O Brasil acompanha com atenção o julgamento do goleiro Bruno e de alguns de seus amigos e prováveis comparsas, em Minas Gerais. Todos são acusados do assassinato de Eliza Samudio, de 25 anos, ex-namorada de Bruno. Ele conheceu a moça no começo de 2008, e da relação entre ambos nasceu um menino que o goleiro se recusava a reconhecer como filho, embora fosse dele. Surgiram desavenças entre o casal e Eliza procurou a Delegacia da Mulher para pedir proteção. Segundo ela, Bruno não queria o filho e proferia ameaças. Eliza chegou a ser sequestrada e mantida em cárcere privado durante um dia, quando obrigaram-na a tomar substâncias abortivas. Mesmo assim, a gravidez prosseguiu e a criança nasceu. A Delegada da Mulher de Jacarepaguá determinou que Bruno se afastasse da moça, mas a juíza da Vara de Violência Doméstica do Rio de Janeiro negou-lhe proteção sob o fundamento de inexistência de relação familiar. Assim, a Lei Maria da Penha não foi aplicada. Indignada, Eliza gravou um vídeo, posteriormente exibido em rede de televisão, declarando que estava sem proteção da Justiça e se algo lhe acontecesse o responsável seria Bruno. Eliza entrou com ação judicial de reconhecimento de paternidade e, algum tempo depois, desapareceu. Iniciadas as investigações, logo surgiram indícios de que a moça fora sequestrada, torturada , assassinada e esquartejada. Testemunha presencial, um primo de Bruno de 17 anos que teria participado da execução dos crimes, prestou declarações segundo as quais Eliza fora convencida a viajar para Minas Gerais, onde o goleiro tinha um sítio, sob o pretexto de acertar com ele a pensão alimentícia e a doação de um apartamento onde poderia morar com a criança. No trajeto entre Rio de Janeiro e Contagem, Eliza, que levava o filho consigo, percebeu que havia sido ludibriada. Foi violentamente espancada e os vestígios de seu sangue acabaram encontrados pela Polícia Técnica no carro de Bruno. Ainda segundo o relato da testemunha, Eliza foi mantida em cárcere privado no mencionado sítio e torturada durante alguns dias. Finalmente, mataram-na por asfixia. Seu corpo foi esquartejado e jogado aos cachorros. Os ossos restantes teriam sido “concretados”(sic). O filho de Eliza foi encontrado alguns dias depois da data provável da morte da mãe, em 26 de outubro de 2010, na região metropolitana de Belo Horizonte, em poder de uma ex-namorada de Bruno.
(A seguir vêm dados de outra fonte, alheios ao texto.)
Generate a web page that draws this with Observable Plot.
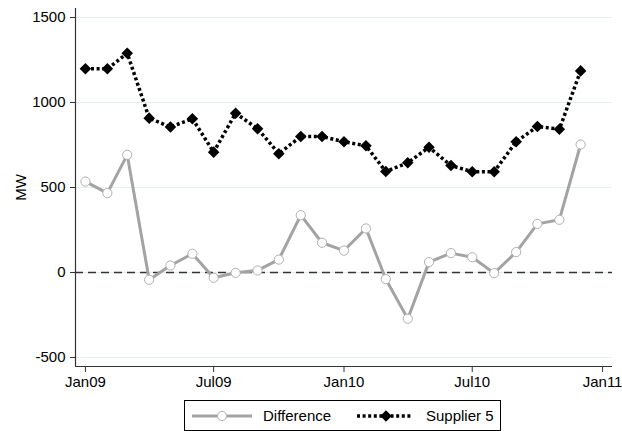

De fato, a Polícia procurou mas não localizou nem vestígios do corpo da moça. Se o relato testemunhal estiver correto, não será mais possível identificar seus restos mortais – os cães foram examinados 21 dias após a provável data da morte e, diante do transcurso de todo esse tempo, já não mais existiam os vestígios procurados. Por sua vez,  os ossos, supostamente moídos e misturados a concreto, estão definitivamente ocultados.  A defesa do goleiro apegou-se à ausência do corpo e alega que Eliza está viva. Cumprindo seu papel, os advogados tentam convencer a Justiça e a opinião pública de que Eliza viajou para a Bolívia, depois para a Europa.  Um dos defensores chegou a dizer ao juiz do caso, durante uma audiência, que Eliza “a qualquer momento, poderá entrar por aquela porta”…

Ora, Eliza está morta. Foi assassinada cruelmente e o Brasil inteiro sabe disso. Quem é vivo sempre aparece, diz o ditado, e Eliza nunca mais surgirá por alguma porta. Se Leopoldo Heitor, na década de 1960, depois de julgado quatro vezes acabou absolvido da morte de Dana de Teffé porque a polícia não foi capaz de encontrar o corpo da vítima, é certo que nossa Justiça não cometeria outro erro semelhante. O Código de Processo Penal em vigor, ao regulamentar a colheita de provas, admite que não sendo possível o exame de corpo de delito, por haverem desaparecido os vestígios, a prova testemunhal poderá suprir-lhe a falta (art. 167 do CPP). Desta forma, há poucos dias, a Justiça do Estado de Minas Gerais expediu a certidão de óbito de Eliza Samudio, reconhecendo, para todos os fins, que a moça está morta.

*Artigo publicado na Folha de São Paulo em 07 de janeiro de 2013, página A3. Revisado em 29 de janeiro do mesmo ano, para constar a expedição da certidão de óbito que somente foi determinada após a publicação do artigo.